▸ What you need to do:
Extract every record, exactly as written, and ignore the pictures.

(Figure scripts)
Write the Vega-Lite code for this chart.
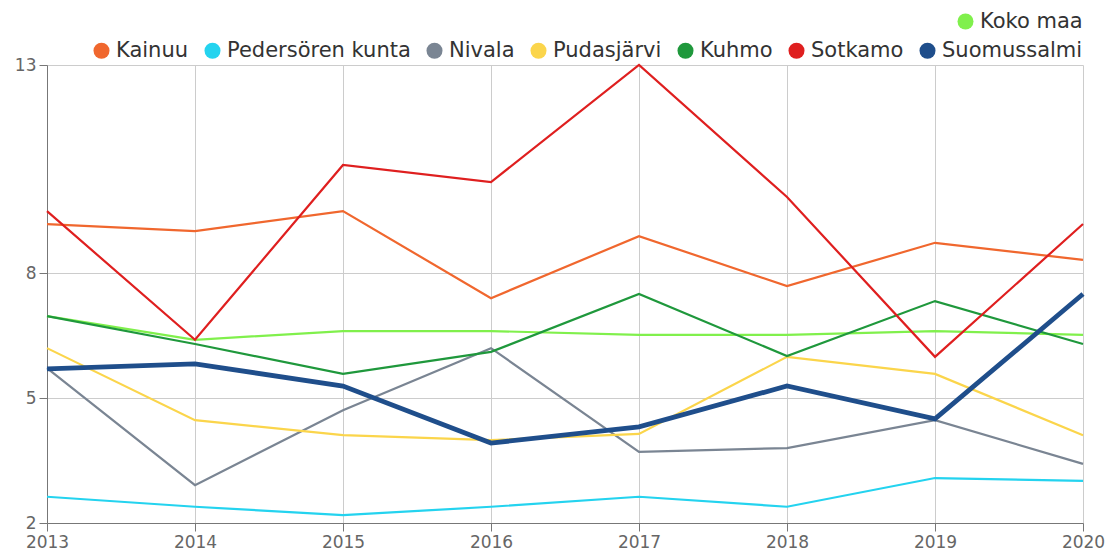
{
  "$schema": "https://vega.github.io/schema/vega-lite/v6.json",
  "width": 1036,
  "height": 458,
  "autosize": {"type": "none"},
  "padding": {"left": 47, "top": 65, "right": 27, "bottom": 28},
  "background": "white",
  "config": {
    "font": "DejaVu Sans",
    "view": {"stroke": null},
    "axis": {
      "labelFont": "DejaVu Sans",
      "labelFontSize": 17,
      "labelColor": "#666666",
      "labelFlush": false,
      "gridColor": "#cccccc",
      "gridWidth": 1,
      "domainColor": "#777777",
      "tickColor": "#777777",
      "tickSize": 8,
      "labelPadding": 3,
      "title": null
    },
    "legend": {
      "labelFont": "DejaVu Sans",
      "labelFontSize": 21,
      "labelColor": "#333333",
      "labelLimit": 400,
      "symbolType": "circle",
      "symbolSize": 256,
      "symbolStrokeWidth": 0,
      "symbolOpacity": 1,
      "direction": "horizontal",
      "orient": "none",
      "title": null,
      "columnPadding": 13,
      "labelOffset": 4
    }
  },
  "data": {
    "values": [
      {"year": 2013, "area": "Kainuu", "value": 9.18},
      {"year": 2014, "area": "Kainuu", "value": 9.01},
      {"year": 2015, "area": "Kainuu", "value": 9.49},
      {"year": 2016, "area": "Kainuu", "value": 7.40},
      {"year": 2017, "area": "Kainuu", "value": 8.89},
      {"year": 2018, "area": "Kainuu", "value": 7.69},
      {"year": 2019, "area": "Kainuu", "value": 8.73},
      {"year": 2020, "area": "Kainuu", "value": 8.32},
      {"year": 2013, "area": "Pedersören kunta", "value": 2.63},
      {"year": 2014, "area": "Pedersören kunta", "value": 2.39},
      {"year": 2015, "area": "Pedersören kunta", "value": 2.19},
      {"year": 2016, "area": "Pedersören kunta", "value": 2.39},
      {"year": 2017, "area": "Pedersören kunta", "value": 2.63},
      {"year": 2018, "area": "Pedersören kunta", "value": 2.39},
      {"year": 2019, "area": "Pedersören kunta", "value": 3.08},
      {"year": 2020, "area": "Pedersören kunta", "value": 3.01},
      {"year": 2013, "area": "Nivala", "value": 5.72},
      {"year": 2014, "area": "Nivala", "value": 2.91},
      {"year": 2015, "area": "Nivala", "value": 4.71},
      {"year": 2016, "area": "Nivala", "value": 6.20},
      {"year": 2017, "area": "Nivala", "value": 3.71},
      {"year": 2018, "area": "Nivala", "value": 3.80},
      {"year": 2019, "area": "Nivala", "value": 4.47},
      {"year": 2020, "area": "Nivala", "value": 3.42},
      {"year": 2013, "area": "Pudasjärvi", "value": 6.20},
      {"year": 2014, "area": "Pudasjärvi", "value": 4.47},
      {"year": 2015, "area": "Pudasjärvi", "value": 4.11},
      {"year": 2016, "area": "Pudasjärvi", "value": 3.99},
      {"year": 2017, "area": "Pudasjärvi", "value": 4.14},
      {"year": 2018, "area": "Pudasjärvi", "value": 5.99},
      {"year": 2019, "area": "Pudasjärvi", "value": 5.58},
      {"year": 2020, "area": "Pudasjärvi", "value": 4.11},
      {"year": 2013, "area": "Kuhmo", "value": 6.97},
      {"year": 2014, "area": "Kuhmo", "value": 6.30},
      {"year": 2015, "area": "Kuhmo", "value": 5.58},
      {"year": 2016, "area": "Kuhmo", "value": 6.11},
      {"year": 2017, "area": "Kuhmo", "value": 7.50},
      {"year": 2018, "area": "Kuhmo", "value": 6.01},
      {"year": 2019, "area": "Kuhmo", "value": 7.33},
      {"year": 2020, "area": "Kuhmo", "value": 6.30},
      {"year": 2013, "area": "Sotkamo", "value": 9.49},
      {"year": 2014, "area": "Sotkamo", "value": 6.40},
      {"year": 2015, "area": "Sotkamo", "value": 10.60},
      {"year": 2016, "area": "Sotkamo", "value": 10.19},
      {"year": 2017, "area": "Sotkamo", "value": 13.0},
      {"year": 2018, "area": "Sotkamo", "value": 9.83},
      {"year": 2019, "area": "Sotkamo", "value": 5.99},
      {"year": 2020, "area": "Sotkamo", "value": 9.18},
      {"year": 2013, "area": "Suomussalmi", "value": 5.70},
      {"year": 2014, "area": "Suomussalmi", "value": 5.82},
      {"year": 2015, "area": "Suomussalmi", "value": 5.29},
      {"year": 2016, "area": "Suomussalmi", "value": 3.92},
      {"year": 2017, "area": "Suomussalmi", "value": 4.31},
      {"year": 2018, "area": "Suomussalmi", "value": 5.29},
      {"year": 2019, "area": "Suomussalmi", "value": 4.50},
      {"year": 2020, "area": "Suomussalmi", "value": 7.50},
      {"year": 2013, "area": "Koko maa", "value": 6.97},
      {"year": 2014, "area": "Koko maa", "value": 6.40},
      {"year": 2015, "area": "Koko maa", "value": 6.61},
      {"year": 2016, "area": "Koko maa", "value": 6.61},
      {"year": 2017, "area": "Koko maa", "value": 6.52},
      {"year": 2018, "area": "Koko maa", "value": 6.52},
      {"year": 2019, "area": "Koko maa", "value": 6.61},
      {"year": 2020, "area": "Koko maa", "value": 6.52}
    ]
  },
  "encoding": {
    "x": {
      "field": "year",
      "type": "quantitative",
      "scale": {"domain": [2013, 2020], "nice": false, "zero": false},
      "axis": {"values": [2013, 2014, 2015, 2016, 2017, 2018, 2019, 2020], "format": "d", "grid": true}
    },
    "y": {
      "field": "value",
      "type": "quantitative",
      "scale": {"domain": [2, 13], "nice": false, "zero": false},
      "axis": {"values": [2, 5, 8, 13], "grid": true}
    }
  },
  "layer": [
    {
      "transform": [{"filter": "datum.area === 'Koko maa'"}],
      "mark": {"type": "line", "strokeWidth": 2.2},
      "encoding": {
        "color": {
          "field": "area",
          "type": "nominal",
          "scale": {"domain": ["Koko maa"], "range": ["#80f04c"]},
          "legend": {
            "legendX": 908,
            "legendY": -54,
            "symbolFillColor": "#80f04c"
          }
        }
      }
    },
    {
      "transform": [{"filter": "datum.area !== 'Koko maa'"}],
      "mark": {"type": "line"},
      "encoding": {
        "color": {
          "field": "area",
          "type": "nominal",
          "scale": {
            "domain": ["Kainuu", "Pedersören kunta", "Nivala", "Pudasjärvi", "Kuhmo", "Sotkamo", "Suomussalmi"],
            "range": ["#f0672e", "#24d3ef", "#7a8593", "#fbd54b", "#1f983c", "#df1f1f", "#1f4e8b"]
          },
          "legend": {
            "legendX": 44,
            "legendY": -25,
            "encode": {
              "symbols": {
                "update": {
                  "fill": {"signal": "{'Kainuu': '#f0672e', 'Pedersören kunta': '#24d3ef', 'Nivala': '#7a8593', 'Pudasjärvi': '#fbd54b', 'Kuhmo': '#1f983c', 'Sotkamo': '#df1f1f', 'Suomussalmi': '#1f4e8b'}[datum.value]"}
                }
              }
            }
          }
        },
        "strokeWidth": {
          "condition": {"test": "datum.area === 'Suomussalmi'", "value": 4.8},
          "value": 2.2
        }
      }
    }
  ],
  "resolve": {"scale": {"color": "independent"}, "legend": {"color": "independent"}}
}
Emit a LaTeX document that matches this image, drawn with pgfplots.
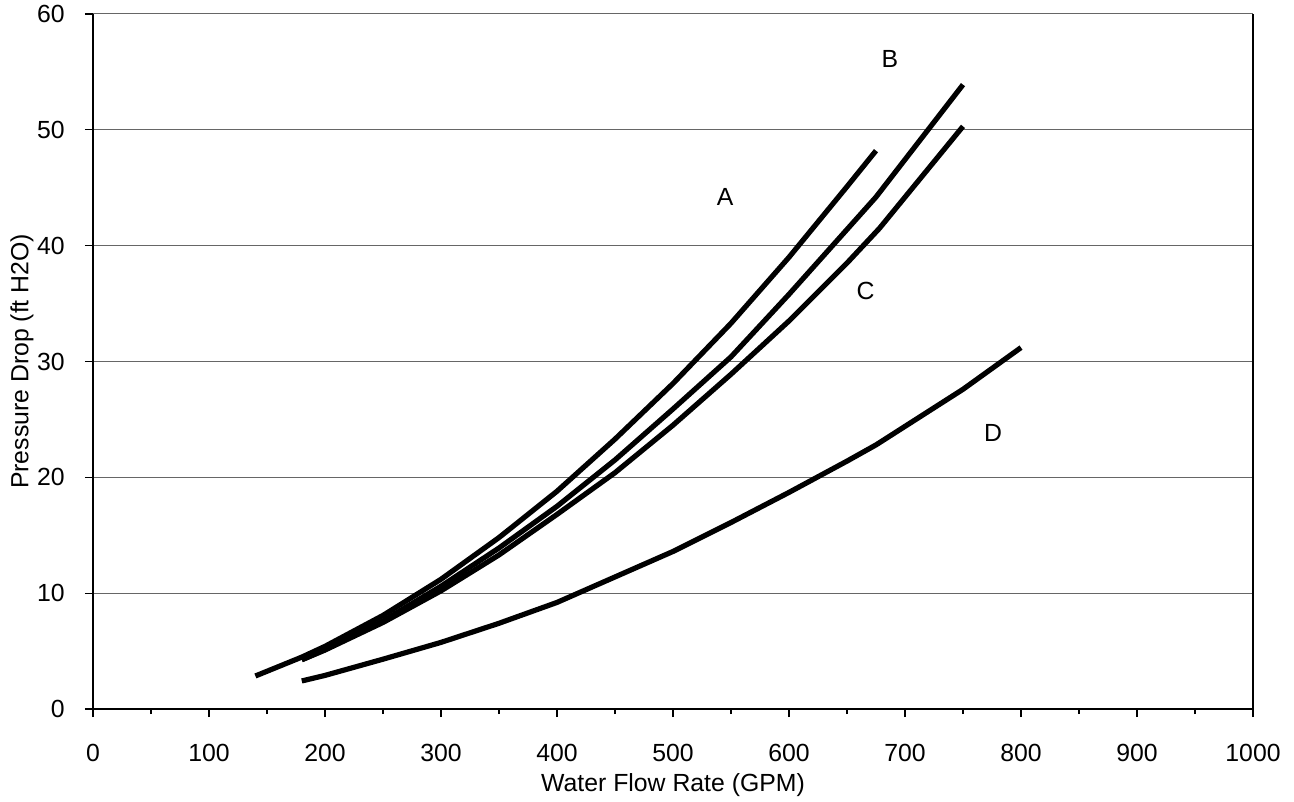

▸ Answer to the task:
Write the Vega-Lite code for this chart.
{
  "$schema": "https://vega.github.io/schema/vega-lite/v6.json",
  "width": 1036,
  "height": 458,
  "autosize": {"type": "none"},
  "padding": {"left": 47, "top": 65, "right": 27, "bottom": 28},
  "background": "white",
  "config": {
    "font": "DejaVu Sans",
    "view": {"stroke": null},
    "axis": {
      "labelFont": "DejaVu Sans",
      "labelFontSize": 17,
      "labelColor": "#666666",
      "labelFlush": false,
      "gridColor": "#cccccc",
      "gridWidth": 1,
      "domainColor": "#777777",
      "tickColor": "#777777",
      "tickSize": 8,
      "labelPadding": 3,
      "title": null
    },
    "legend": {
      "labelFont": "DejaVu Sans",
      "labelFontSize": 21,
      "labelColor": "#333333",
      "labelLimit": 400,
      "symbolType": "circle",
      "symbolSize": 256,
      "symbolStrokeWidth": 0,
      "symbolOpacity": 1,
      "direction": "horizontal",
      "orient": "none",
      "title": null,
      "columnPadding": 13,
      "labelOffset": 4
    }
  },
  "data": {
    "values": [
      {"year": 2013, "area": "Kainuu", "value": 9.18},
      {"year": 2014, "area": "Kainuu", "value": 9.01},
      {"year": 2015, "area": "Kainuu", "value": 9.49},
      {"year": 2016, "area": "Kainuu", "value": 7.40},
      {"year": 2017, "area": "Kainuu", "value": 8.89},
      {"year": 2018, "area": "Kainuu", "value": 7.69},
      {"year": 2019, "area": "Kainuu", "value": 8.73},
      {"year": 2020, "area": "Kainuu", "value": 8.32},
      {"year": 2013, "area": "Pedersören kunta", "value": 2.63},
      {"year": 2014, "area": "Pedersören kunta", "value": 2.39},
      {"year": 2015, "area": "Pedersören kunta", "value": 2.19},
      {"year": 2016, "area": "Pedersören kunta", "value": 2.39},
      {"year": 2017, "area": "Pedersören kunta", "value": 2.63},
      {"year": 2018, "area": "Pedersören kunta", "value": 2.39},
      {"year": 2019, "area": "Pedersören kunta", "value": 3.08},
      {"year": 2020, "area": "Pedersören kunta", "value": 3.01},
      {"year": 2013, "area": "Nivala", "value": 5.72},
      {"year": 2014, "area": "Nivala", "value": 2.91},
      {"year": 2015, "area": "Nivala", "value": 4.71},
      {"year": 2016, "area": "Nivala", "value": 6.20},
      {"year": 2017, "area": "Nivala", "value": 3.71},
      {"year": 2018, "area": "Nivala", "value": 3.80},
      {"year": 2019, "area": "Nivala", "value": 4.47},
      {"year": 2020, "area": "Nivala", "value": 3.42},
      {"year": 2013, "area": "Pudasjärvi", "value": 6.20},
      {"year": 2014, "area": "Pudasjärvi", "value": 4.47},
      {"year": 2015, "area": "Pudasjärvi", "value": 4.11},
      {"year": 2016, "area": "Pudasjärvi", "value": 3.99},
      {"year": 2017, "area": "Pudasjärvi", "value": 4.14},
      {"year": 2018, "area": "Pudasjärvi", "value": 5.99},
      {"year": 2019, "area": "Pudasjärvi", "value": 5.58},
      {"year": 2020, "area": "Pudasjärvi", "value": 4.11},
      {"year": 2013, "area": "Kuhmo", "value": 6.97},
      {"year": 2014, "area": "Kuhmo", "value": 6.30},
      {"year": 2015, "area": "Kuhmo", "value": 5.58},
      {"year": 2016, "area": "Kuhmo", "value": 6.11},
      {"year": 2017, "area": "Kuhmo", "value": 7.50},
      {"year": 2018, "area": "Kuhmo", "value": 6.01},
      {"year": 2019, "area": "Kuhmo", "value": 7.33},
      {"year": 2020, "area": "Kuhmo", "value": 6.30},
      {"year": 2013, "area": "Sotkamo", "value": 9.49},
      {"year": 2014, "area": "Sotkamo", "value": 6.40},
      {"year": 2015, "area": "Sotkamo", "value": 10.60},
      {"year": 2016, "area": "Sotkamo", "value": 10.19},
      {"year": 2017, "area": "Sotkamo", "value": 13.0},
      {"year": 2018, "area": "Sotkamo", "value": 9.83},
      {"year": 2019, "area": "Sotkamo", "value": 5.99},
      {"year": 2020, "area": "Sotkamo", "value": 9.18},
      {"year": 2013, "area": "Suomussalmi", "value": 5.70},
      {"year": 2014, "area": "Suomussalmi", "value": 5.82},
      {"year": 2015, "area": "Suomussalmi", "value": 5.29},
      {"year": 2016, "area": "Suomussalmi", "value": 3.92},
      {"year": 2017, "area": "Suomussalmi", "value": 4.31},
      {"year": 2018, "area": "Suomussalmi", "value": 5.29},
      {"year": 2019, "area": "Suomussalmi", "value": 4.50},
      {"year": 2020, "area": "Suomussalmi", "value": 7.50},
      {"year": 2013, "area": "Koko maa", "value": 6.97},
      {"year": 2014, "area": "Koko maa", "value": 6.40},
      {"year": 2015, "area": "Koko maa", "value": 6.61},
      {"year": 2016, "area": "Koko maa", "value": 6.61},
      {"year": 2017, "area": "Koko maa", "value": 6.52},
      {"year": 2018, "area": "Koko maa", "value": 6.52},
      {"year": 2019, "area": "Koko maa", "value": 6.61},
      {"year": 2020, "area": "Koko maa", "value": 6.52}
    ]
  },
  "encoding": {
    "x": {
      "field": "year",
      "type": "quantitative",
      "scale": {"domain": [2013, 2020], "nice": false, "zero": false},
      "axis": {"values": [2013, 2014, 2015, 2016, 2017, 2018, 2019, 2020], "format": "d", "grid": true}
    },
    "y": {
      "field": "value",
      "type": "quantitative",
      "scale": {"domain": [2, 13], "nice": false, "zero": false},
      "axis": {"values": [2, 5, 8, 13], "grid": true}
    }
  },
  "layer": [
    {
      "transform": [{"filter": "datum.area === 'Koko maa'"}],
      "mark": {"type": "line", "strokeWidth": 2.2},
      "encoding": {
        "color": {
          "field": "area",
          "type": "nominal",
          "scale": {"domain": ["Koko maa"], "range": ["#80f04c"]},
          "legend": {
            "legendX": 908,
            "legendY": -54,
            "symbolFillColor": "#80f04c"
          }
        }
      }
    },
    {
      "transform": [{"filter": "datum.area !== 'Koko maa'"}],
      "mark": {"type": "line"},
      "encoding": {
        "color": {
          "field": "area",
          "type": "nominal",
          "scale": {
            "domain": ["Kainuu", "Pedersören kunta", "Nivala", "Pudasjärvi", "Kuhmo", "Sotkamo", "Suomussalmi"],
            "range": ["#f0672e", "#24d3ef", "#7a8593", "#fbd54b", "#1f983c", "#df1f1f", "#1f4e8b"]
          },
          "legend": {
            "legendX": 44,
            "legendY": -25,
            "encode": {
              "symbols": {
                "update": {
                  "fill": {"signal": "{'Kainuu': '#f0672e', 'Pedersören kunta': '#24d3ef', 'Nivala': '#7a8593', 'Pudasjärvi': '#fbd54b', 'Kuhmo': '#1f983c', 'Sotkamo': '#df1f1f', 'Suomussalmi': '#1f4e8b'}[datum.value]"}
                }
              }
            }
          }
        },
        "strokeWidth": {
          "condition": {"test": "datum.area === 'Suomussalmi'", "value": 4.8},
          "value": 2.2
        }
      }
    }
  ],
  "resolve": {"scale": {"color": "independent"}, "legend": {"color": "independent"}}
}
Emit a LaTeX document that matches this image, drawn with pgfplots.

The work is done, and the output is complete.